# Task statement:
Restate, exactly and only, the lines from the first through the line containing "const GRID = '#8a8a8a';".

# Provided data:
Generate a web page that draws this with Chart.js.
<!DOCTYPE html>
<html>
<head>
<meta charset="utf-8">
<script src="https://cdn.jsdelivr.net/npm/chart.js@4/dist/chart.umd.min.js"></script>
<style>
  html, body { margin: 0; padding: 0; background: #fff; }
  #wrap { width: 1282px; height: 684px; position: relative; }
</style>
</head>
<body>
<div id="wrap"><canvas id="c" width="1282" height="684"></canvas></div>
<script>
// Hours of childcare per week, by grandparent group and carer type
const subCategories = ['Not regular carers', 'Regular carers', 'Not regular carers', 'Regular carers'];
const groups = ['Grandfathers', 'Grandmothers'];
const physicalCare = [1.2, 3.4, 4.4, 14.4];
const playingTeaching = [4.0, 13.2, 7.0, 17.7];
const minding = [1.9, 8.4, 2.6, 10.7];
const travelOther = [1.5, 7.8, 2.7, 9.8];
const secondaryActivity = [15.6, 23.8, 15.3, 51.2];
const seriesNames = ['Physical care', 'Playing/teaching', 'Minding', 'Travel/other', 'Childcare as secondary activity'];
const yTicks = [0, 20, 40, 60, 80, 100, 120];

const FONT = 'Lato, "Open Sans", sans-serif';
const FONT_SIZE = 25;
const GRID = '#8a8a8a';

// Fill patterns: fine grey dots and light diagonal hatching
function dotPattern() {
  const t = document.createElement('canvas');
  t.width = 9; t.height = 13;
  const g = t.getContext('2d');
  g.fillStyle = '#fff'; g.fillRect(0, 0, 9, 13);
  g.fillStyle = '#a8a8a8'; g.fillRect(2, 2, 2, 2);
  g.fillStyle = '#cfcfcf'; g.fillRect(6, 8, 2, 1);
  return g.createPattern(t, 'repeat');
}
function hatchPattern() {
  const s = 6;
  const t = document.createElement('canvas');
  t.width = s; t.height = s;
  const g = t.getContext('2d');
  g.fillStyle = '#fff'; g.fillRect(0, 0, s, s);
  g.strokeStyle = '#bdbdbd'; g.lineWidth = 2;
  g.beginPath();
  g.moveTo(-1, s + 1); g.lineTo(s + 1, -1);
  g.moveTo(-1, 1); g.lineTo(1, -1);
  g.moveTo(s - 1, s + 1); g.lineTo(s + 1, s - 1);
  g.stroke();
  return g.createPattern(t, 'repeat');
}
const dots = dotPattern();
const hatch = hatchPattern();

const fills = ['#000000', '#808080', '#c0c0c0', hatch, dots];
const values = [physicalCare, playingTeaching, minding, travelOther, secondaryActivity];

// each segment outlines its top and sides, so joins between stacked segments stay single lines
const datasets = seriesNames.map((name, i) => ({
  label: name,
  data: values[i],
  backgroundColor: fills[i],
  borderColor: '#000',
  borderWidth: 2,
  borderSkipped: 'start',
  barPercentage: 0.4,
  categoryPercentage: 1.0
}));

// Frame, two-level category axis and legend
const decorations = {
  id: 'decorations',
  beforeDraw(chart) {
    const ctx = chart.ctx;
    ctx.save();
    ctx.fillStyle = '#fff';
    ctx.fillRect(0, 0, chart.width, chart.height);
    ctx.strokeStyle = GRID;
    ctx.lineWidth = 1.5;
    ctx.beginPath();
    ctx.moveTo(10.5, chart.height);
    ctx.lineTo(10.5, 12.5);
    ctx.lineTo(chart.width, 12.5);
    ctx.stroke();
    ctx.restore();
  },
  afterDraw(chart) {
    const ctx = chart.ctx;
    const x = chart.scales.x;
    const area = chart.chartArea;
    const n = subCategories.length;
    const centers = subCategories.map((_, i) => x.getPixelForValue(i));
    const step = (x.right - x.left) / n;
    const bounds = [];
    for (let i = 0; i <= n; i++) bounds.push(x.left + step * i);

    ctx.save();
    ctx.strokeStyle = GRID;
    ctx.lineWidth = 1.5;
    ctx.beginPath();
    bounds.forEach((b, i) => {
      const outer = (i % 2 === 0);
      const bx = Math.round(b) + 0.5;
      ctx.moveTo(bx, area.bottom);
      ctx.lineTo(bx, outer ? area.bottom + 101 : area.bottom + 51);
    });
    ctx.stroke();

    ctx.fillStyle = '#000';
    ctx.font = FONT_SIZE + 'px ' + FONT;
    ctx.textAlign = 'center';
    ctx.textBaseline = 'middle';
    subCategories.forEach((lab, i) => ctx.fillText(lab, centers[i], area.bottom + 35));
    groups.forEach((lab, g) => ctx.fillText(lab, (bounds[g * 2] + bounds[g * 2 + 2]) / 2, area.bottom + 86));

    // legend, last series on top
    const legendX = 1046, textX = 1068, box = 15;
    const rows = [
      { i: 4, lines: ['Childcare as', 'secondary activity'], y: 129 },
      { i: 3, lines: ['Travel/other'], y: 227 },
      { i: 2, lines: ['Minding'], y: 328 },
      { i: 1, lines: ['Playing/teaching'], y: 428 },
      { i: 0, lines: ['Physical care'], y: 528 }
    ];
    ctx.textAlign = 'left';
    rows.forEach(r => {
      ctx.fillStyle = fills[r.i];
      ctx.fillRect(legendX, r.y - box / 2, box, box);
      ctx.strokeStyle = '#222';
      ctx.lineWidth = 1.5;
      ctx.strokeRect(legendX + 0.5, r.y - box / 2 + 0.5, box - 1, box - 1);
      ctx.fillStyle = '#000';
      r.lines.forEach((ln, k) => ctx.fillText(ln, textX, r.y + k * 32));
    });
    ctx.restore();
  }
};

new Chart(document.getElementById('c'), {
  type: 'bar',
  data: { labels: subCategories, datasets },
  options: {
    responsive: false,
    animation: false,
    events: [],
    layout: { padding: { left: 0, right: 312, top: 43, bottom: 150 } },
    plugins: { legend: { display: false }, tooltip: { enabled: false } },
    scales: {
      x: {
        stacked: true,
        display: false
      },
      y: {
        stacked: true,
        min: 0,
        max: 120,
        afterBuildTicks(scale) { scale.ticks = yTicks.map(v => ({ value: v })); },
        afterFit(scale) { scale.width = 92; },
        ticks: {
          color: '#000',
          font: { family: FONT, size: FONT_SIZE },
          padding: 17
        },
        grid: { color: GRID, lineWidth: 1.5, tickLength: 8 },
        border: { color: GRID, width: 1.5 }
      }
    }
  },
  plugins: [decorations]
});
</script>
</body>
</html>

# Answer to the problem:
Generate a web page that draws this with Chart.js.
<!DOCTYPE html>
<html>
<head>
<meta charset="utf-8">
<script src="https://cdn.jsdelivr.net/npm/chart.js@4/dist/chart.umd.min.js"></script>
<style>
  html, body { margin: 0; padding: 0; background: #fff; }
  #wrap { width: 1282px; height: 684px; position: relative; }
</style>
</head>
<body>
<div id="wrap"><canvas id="c" width="1282" height="684"></canvas></div>
<script>
// Hours of childcare per week, by grandparent group and carer type
const subCategories = ['Not regular carers', 'Regular carers', 'Not regular carers', 'Regular carers'];
const groups = ['Grandfathers', 'Grandmothers'];
const physicalCare = [1.2, 3.4, 4.4, 14.4];
const playingTeaching = [4.0, 13.2, 7.0, 17.7];
const minding = [1.9, 8.4, 2.6, 10.7];
const travelOther = [1.5, 7.8, 2.7, 9.8];
const secondaryActivity = [15.6, 23.8, 15.3, 51.2];
const seriesNames = ['Physical care', 'Playing/teaching', 'Minding', 'Travel/other', 'Childcare as secondary activity'];
const yTicks = [0, 20, 40, 60, 80, 100, 120];

const FONT = 'Lato, "Open Sans", sans-serif';
const FONT_SIZE = 25;
const GRID = '#8a8a8a';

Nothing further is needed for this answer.